1. For a finite square well potential in one dimension:
1. It is possible that no bound state exits
2. There is always at least one bound state
3. Bound states have degeneracy = 2
4. Energy levels of bound states are equally spaced
(B) There is always at least one bound state
2. A particle with spin $\frac{1}{2}$ is in state with eigenstate of $S_z$. Then the expectation values of $S_x$, $S_x^2$ in this state are given by:
1. $-\frac{\hbar}{2}$, $\frac{1}{4}\hbar$
2. $0$, $\frac{3}{4}\hbar^2$
3. $\frac{\hbar}{2}$, $\frac{3}{4}\hbar^2$
4. $0$, $\frac{1}{4}\hbar^2$
For spin $\frac{1}{2}$ particle the eigenstates are given by $\chi_1=\begin{bmatrix}1\\0\end{bmatrix}$ and $\chi_2=\begin{bmatrix}0\\1\end{bmatrix}$. The spin components $\hat S_x$, $\hat S_y$ and $\hat S_z$ are given by $$\hat S_x=\frac{\hbar}{2}\sigma_x=\frac{\hbar}{2}\begin{bmatrix}0&1\\1&0\end{bmatrix}$$ $$\hat S_y=\frac{\hbar}{2}\sigma_y=\frac{\hbar}{2}\begin{bmatrix}0&-i\\i&0\end{bmatrix}$$ $$\hat S_z=\frac{\hbar}{2}\sigma_z=\frac{\hbar}{2}\begin{bmatrix}1&0\\0&-1\end{bmatrix}$$ \begin{align*} \left < \hat S_x\right > &=\left < \chi_1\left|\hat S_x\right|\chi_1\right > \\ &=\begin{bmatrix}1&0\end{bmatrix}\frac{\hbar}{2}\begin{bmatrix}0&1\\1&0\end{bmatrix}\begin{bmatrix}1\\0\end{bmatrix}\\ &=0 \end{align*} \begin{align*} \left < \hat S_x^2\right > &=\left < \chi_1\left|\hat S_x\hat S_x\right|\chi_1\right > \\ &{\scriptstyle=\begin{bmatrix}1&0\end{bmatrix}\frac{\hbar}{2}\begin{bmatrix}0&1\\1&0\end{bmatrix}\frac{\hbar}{2}\begin{bmatrix}0&1\\1&0\end{bmatrix}\begin{bmatrix}1\\0\end{bmatrix}}\\ &=\frac{1}{4}\hbar^2 \end{align*} Hence, answer is (D)
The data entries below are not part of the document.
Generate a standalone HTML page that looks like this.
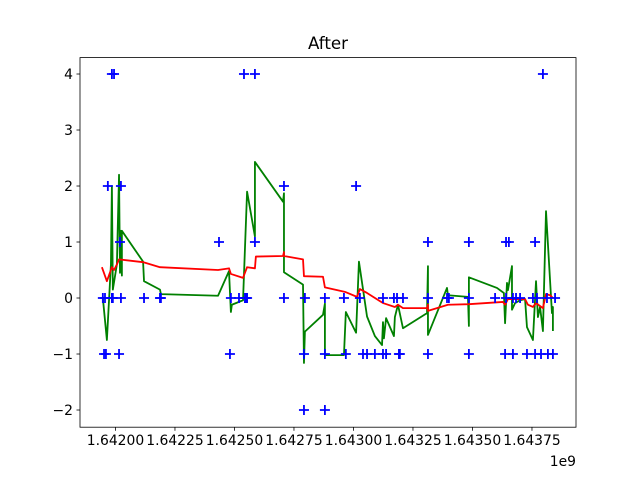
<!DOCTYPE html>
<html><head><meta charset="utf-8"><style>
html,body{margin:0;padding:0;background:#fff;}
svg{display:block;font-family:"DejaVu Sans","Liberation Sans",sans-serif;}
</style></head><body>
<svg id="chart" width="640" height="480" viewBox="0 0 640 480" xmlns="http://www.w3.org/2000/svg">
<rect width="640" height="480" fill="#fff"/>
<text x="328" y="49" text-anchor="middle" font-size="16.7">After</text>
<g id="plot"></g>
</svg>
<script>
const xTicks=[1642.00,1642.25,1642.50,1642.75,1643.00,1643.25,1643.50,1643.75];
const xTickLabels=["1.64200","1.64225","1.64250","1.64275","1.64300","1.64325","1.64350","1.64375"];
const yTicks=[-2,-1,0,1,2,3,4];
const yTickLabels=["\u22122","\u22121","0","1","2","3","4"];
const m4=[1641.985,1641.994,1642.540,1642.586,1643.796];
const m2=[1641.968,1642.023,1642.708,1643.011];
const m1=[1642.019,1642.435,1642.586,1643.313,1643.485,1643.641,1643.653,1643.763];
const m0=[1641.947,1641.956,1641.985,1641.989,1642.023,1642.120,1642.187,1642.191,1642.485,1642.519,1642.548,1642.544,1642.553,1642.708,1642.796,1642.880,1642.960,1643.027,1643.124,1643.170,1643.183,1643.208,1643.313,1643.393,1643.401,1643.485,1643.595,1643.641,1643.670,1643.683,1643.700,1643.754,1643.771,1643.813,1643.847];
const mN1=[1641.952,1641.960,1642.015,1642.481,1642.792,1642.880,1642.968,1643.040,1643.057,1643.090,1643.124,1643.137,1643.191,1643.195,1643.313,1643.485,1643.637,1643.670,1643.729,1643.763,1643.788,1643.817,1643.838];
const mN2=[1642.792,1642.880];
const greenX=[1641.947,1641.964,1641.981,1641.985,1641.989,1642.006,1642.015,1642.019,1642.023,1642.027,1642.027,1642.116,1642.120,1642.187,1642.191,1642.431,1642.477,1642.485,1642.489,1642.536,1642.553,1642.586,1642.586,1642.704,1642.708,1642.708,1642.788,1642.792,1642.796,1642.872,1642.880,1642.880,1642.960,1642.968,1643.011,1643.023,1643.057,1643.090,1643.120,1643.124,1643.128,1643.137,1643.170,1643.174,1643.187,1643.208,1643.309,1643.313,1643.313,1643.393,1643.397,1643.481,1643.485,1643.485,1643.603,1643.632,1643.637,1643.645,1643.649,1643.666,1643.666,1643.679,1643.700,1643.721,1643.729,1643.754,1643.767,1643.775,1643.784,1643.796,1643.809,1643.834,1643.838,1643.838];
const greenY=[0,-0.75,0.6,2.0,0.15,0.6,2.2,0.45,1.2,0.4,1.2,0.65,0.3,0.15,0.07,0.04,0.48,-0.25,-0.12,-0.04,1.9,1.1,2.43,1.72,1.87,0.46,0.24,-1.16,-0.6,-0.3,-0.1,-1.02,-1.02,-0.25,-0.62,0.65,-0.33,-0.68,-0.84,-0.43,-0.72,-0.36,-0.68,-0.34,-0.12,-0.54,-0.27,0.57,-0.66,0.18,0.05,0.02,-0.5,0.37,0.18,0.09,-0.45,0.27,0.14,0.57,-0.21,-0.09,-0.04,-0.02,-0.52,-0.75,0.3,-0.34,-0.16,-0.59,1.55,-0.27,-0.16,-0.59];
const redX=[1641.943,1641.964,1641.985,1641.994,1642.006,1642.015,1642.116,1642.187,1642.431,1642.477,1642.485,1642.536,1642.553,1642.586,1642.590,1642.704,1642.708,1642.708,1642.788,1642.792,1642.872,1642.880,1642.964,1643.015,1643.027,1643.057,1643.124,1643.174,1643.187,1643.208,1643.309,1643.313,1643.313,1643.397,1643.485,1643.628,1643.637,1643.649,1643.721,1643.733,1643.754,1643.767,1643.796,1643.809,1643.826,1643.838];
const redY=[0.55,0.3,0.55,0.5,0.6,0.69,0.64,0.55,0.5,0.53,0.43,0.36,0.55,0.53,0.74,0.75,0.82,0.75,0.69,0.39,0.38,0.19,0.11,0.02,0.16,0.09,-0.09,-0.16,-0.12,-0.18,-0.18,-0.12,-0.23,-0.12,-0.11,-0.07,-0.12,-0.02,-0.02,-0.12,-0.16,-0.09,-0.18,0.07,0.05,0];

const L=80,R=576,T=57.6,B=427.2;
const xMin=1641.851,xMax=1643.935,yMin=-2.307,yMax=4.293;
const sx=v=>L+(v-xMin)/(xMax-xMin)*(R-L);
const sy=v=>B-(v-yMin)/(yMax-yMin)*(B-T);
const NS="http://www.w3.org/2000/svg";
const plot=document.getElementById('plot');
function mk(tag,attrs,parent){const e=document.createElementNS(NS,tag);for(const k in attrs)e.setAttribute(k,attrs[k]);(parent||plot).appendChild(e);return e;}

function line(xs,ys,color,name){
  const d=xs.map((x,i)=>(i?'L':'M')+sx(x).toFixed(2)+','+sy(ys[i]).toFixed(2)).join('');
  const p=mk('path',{d:d,fill:'none',stroke:color,'stroke-width':1.8,'stroke-linejoin':'round'});
  
  
}
line(greenX,greenY,'#008000','green-series-line');
line(redX,redY,'#ff0000','red-series-line');

const groups=[[m4,4],[m2,2],[m1,1],[m0,0],[mN1,-1],[mN2,-2]];
groups.forEach(([xs,yv])=>{
  xs.forEach(x=>{
    const cx=sx(x),cy=sy(yv);
    const p=mk('path',{d:`M${cx-5},${cy}H${cx+5}M${cx},${cy-5}V${cy+5}`,stroke:'#0000ff','stroke-width':1.8,fill:'none'});
    
    
  });
});

const frame=mk('rect',{x:L,y:T,width:R-L,height:B-T,fill:'none',stroke:'#000','stroke-width':0.8});



xTicks.forEach((t,i)=>{
  const x=sx(t);
  const tk=mk('line',{x1:x,x2:x,y1:B,y2:B+3.5,stroke:'#000','stroke-width':0.8});
  
  
  const tx=mk('text',{x:x,y:B+18,'text-anchor':'middle','font-size':13.9});
  tx.textContent=xTickLabels[i];
  
  
});
yTicks.forEach((t,i)=>{
  const y=sy(t);
  const tk=mk('line',{x1:L-3.5,x2:L,y1:y,y2:y,stroke:'#000','stroke-width':0.8});
  
  
  const tx=mk('text',{x:L-7,y:y+5,'text-anchor':'end','font-size':13.9});
  tx.textContent=yTickLabels[i];
  
  
});
const off=mk('text',{x:576,y:466,'text-anchor':'end','font-size':13.9});
off.textContent='1e9';


</script>
</body></html>
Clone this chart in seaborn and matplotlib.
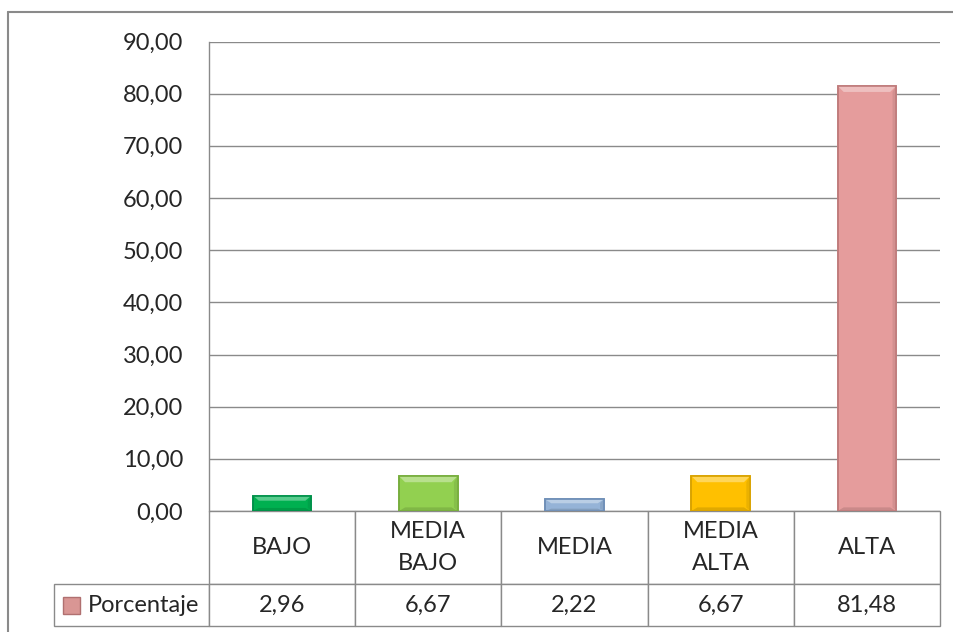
import matplotlib
matplotlib.use("Agg")
import matplotlib.pyplot as plt
import seaborn as sns
from matplotlib.patches import Rectangle, Polygon
from matplotlib.lines import Line2D
import matplotlib.colors as mcolors
import numpy as np

categorias = ["BAJO", "MEDIA\nBAJO", "MEDIA", "MEDIA\nALTA", "ALTA"]
porcentaje = [2.96, 6.67, 2.22, 6.67, 81.48]
colores = ["#00B050", "#92D050", "#95B3D7", "#FFC000", "#E59C9C"]
bordes = ["#00904A", "#78AE3E", "#6F8FB8", "#D9A300", "#C07C7C"]
serie = "Porcentaje"

sns.set_style("white")
plt.rcParams["font.family"] = ["Lato", "DejaVu Sans"]
plt.rcParams["font.size"] = 17

gris = "#8A8A8A"

fig = plt.figure(figsize=(9.54, 6.32), dpi=100)
ax = fig.add_axes([209 / 954, 1 - 511 / 632, 731 / 954, 469.5 / 632])

sns.barplot(x=list(range(len(categorias))), y=porcentaje, hue=list(range(len(categorias))),
            palette=colores, width=0.4, legend=False, ax=ax, saturation=1)


def mezcla(c, otro, t):
    a = np.array(mcolors.to_rgb(c))
    b = np.array(mcolors.to_rgb(otro))
    return tuple(a * (1 - t) + b * t)


# efecto de bisel estilo Excel
px_y = 90 / 469.5
px_x = 5 / 731
for p, col, ec in zip(ax.patches, colores, bordes):
    p.set_edgecolor(ec)
    p.set_linewidth(1.2)
    x0, w, h = p.get_x(), p.get_width(), p.get_height()
    bv_y = min(6 * px_y, h / 3)
    bv_x = 6 * px_x
    arriba = Polygon([(x0, h), (x0 + w, h), (x0 + w - bv_x, h - bv_y), (x0 + bv_x, h - bv_y)],
                     closed=True, facecolor=mezcla(col, "white", 0.35), edgecolor="none", zorder=3)
    abajo = Polygon([(x0, 0), (x0 + w, 0), (x0 + w - bv_x, bv_y * 0.6), (x0 + bv_x, bv_y * 0.6)],
                    closed=True, facecolor=mezcla(col, "black", 0.12), edgecolor="none", zorder=3)
    der = Polygon([(x0 + w, 0), (x0 + w, h), (x0 + w - bv_x * 0.6, h - bv_y), (x0 + w - bv_x * 0.6, bv_y * 0.6)],
                  closed=True, facecolor=mezcla(col, "black", 0.08), edgecolor="none", zorder=3)
    ax.add_patch(arriba)
    ax.add_patch(abajo)
    ax.add_patch(der)
    borde = Rectangle((x0, 0), w, h, facecolor="none", edgecolor=ec, linewidth=1.2, zorder=4)
    ax.add_patch(borde)

ax.set_ylim(0, 90)
ax.set_xlim(-0.5, 4.5)
ax.set_yticks(range(0, 91, 10))
ax.set_yticklabels([f"{v:.2f}".replace(".", ",") for v in range(0, 91, 10)])
ax.tick_params(axis="y", length=0, pad=18.5, labelsize=17)
ax.set_xticks([])
ax.set_xlabel("")
ax.set_ylabel("")
ax.yaxis.grid(True, color=gris, linewidth=1)
ax.set_axisbelow(True)
for s in ["top", "right", "bottom"]:
    ax.spines[s].set_visible(False)
ax.spines["left"].set_color(gris)
ax.spines["left"].set_linewidth(1)

# tabla de datos bajo el grafico
valores_txt = [[f"{v:.2f}".replace(".", ",") for v in porcentaje]]
tabla = ax.table(cellText=valores_txt, rowLabels=[serie], colLabels=categorias,
                 cellLoc="center", rowLoc="right", colLoc="center",
                 bbox=[0, -115 / 469.5, 1, 115 / 469.5])
tabla.auto_set_font_size(False)
tabla._autoColumns = []
h_cab = 73 / 469.5
h_val = 42 / 469.5
for (r, c), cell in tabla.get_celld().items():
    cell.set_edgecolor(gris)
    cell.set_linewidth(1)
    cell.get_text().set_fontsize(17)
    cell.set_height(h_cab if r == 0 else h_val)
    cell.set_width(155 / 731 if c == -1 else 0.2)
    if r == 0:
        cell.get_text().set_linespacing(1.6)
    if c == -1:
        cell.PAD = 0.06

# marcador de leyenda
fig.add_artist(Rectangle((63 / 954, 1 - 614 / 632), 17 / 954, 17 / 632,
                         transform=fig.transFigure, facecolor="#D99694",
                         edgecolor="#B07070", linewidth=1))

# borde exterior del grafico
fig.add_artist(Line2D([8 / 954, 8 / 954], [0, 1 - 12 / 632], transform=fig.transFigure,
                      color=gris, linewidth=1.5))
fig.add_artist(Line2D([8 / 954, 1], [1 - 12 / 632, 1 - 12 / 632], transform=fig.transFigure,
                      color=gris, linewidth=1.5))

fig.savefig("out.png", dpi=100)
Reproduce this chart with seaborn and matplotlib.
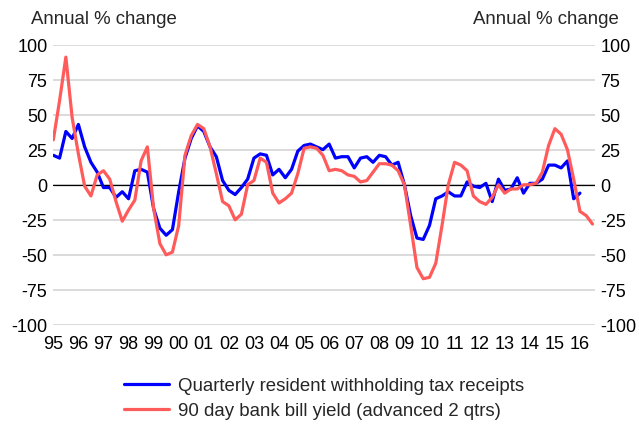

3. The differential cross-section for a central potential is equal to
1. $f(\theta,\phi)$
2. $f^*(\theta,\phi)$
3. $f^*(\theta,\phi)f(\theta,\phi)$
4. $|f(\theta,\phi)|$
where asymptotic form of the wave function of the relative motion is given by: $$A\left[e^{ikz}+\frac{f(\theta,\phi)}{r}e^{ikr}\right]$$
Differential cross-section is given by $\frac{d\sigma}{d\Omega}=|f(\theta,\phi)|^2$. Hence, answer is (C).
4. The de Broglie wavelength of a helium atom at 300 K is 0.06 $A^o$. The de Broglie wavelength of neon atom (5 times heavier than helium) at 600 K will be:
1. 6 Å
2. 0.06 Å
3. $0.06\times\sqrt{10}$Å
4. $\frac{0.06}{\sqrt{10}}$Å
Thermal de Broglie wavelength is given by $\lambda=\frac{h}{p}=\frac{h}{\sqrt{2mE}}$. In the nonrelativistic case the effective kinetic energy of free particles is $E = \pi k_B T $. $$\lambda=\frac{h}{\sqrt{2\pi mk_BT}}$$ $$\lambda_{He}\propto\frac{1}{\sqrt{m_{He}T}}$$ and$$\lambda_{Ne}\propto\frac{1}{\sqrt{m_{Ne}T}}$$ $$\frac{\lambda_{Ne}}{\lambda_{He}}=\frac{\sqrt{m_{He}T_{He}}}{\sqrt{m_{Ne}T_{Ne}}}$$ $$\lambda_{Ne}=\sqrt{\frac{m_{He}T_{He}}{m_{Ne}T_{Ne}}}\lambda_{He}$$ $\lambda_{Ne}=\sqrt{\frac{1\times 300}{5\times600}}0.6=\frac{0.6}{\sqrt{10}}$Å
Hence, answer is (D)
5. If a charged particle $q$ moves along a circle of radius $r=100mm$ in a uniform magnetic field $B=10mT$, then the period of revolution of the particle $(m_p=1.67\times10^{-27}kg, q=1.6\times10^{-19}C)$
1. 6.55 ms
2. 6.55 $\mu$s
3. 6.55 ns
4. 3$\mu$s
For circular motion radial force is equal to force due to magnetic field. $$\frac{mv^2}{r}=qvB$$ $$T=\frac{2\pi}{\omega}=\frac{2\pi r}{v}=\frac{2\pi m}{qB}$$ \begin{align*} T&=\frac{2\times3.14\times1.67\times10^{-27}}{1.6\times10^{-19}\times10\times10^{-3}}\\ &=6.55\mu s \end{align*}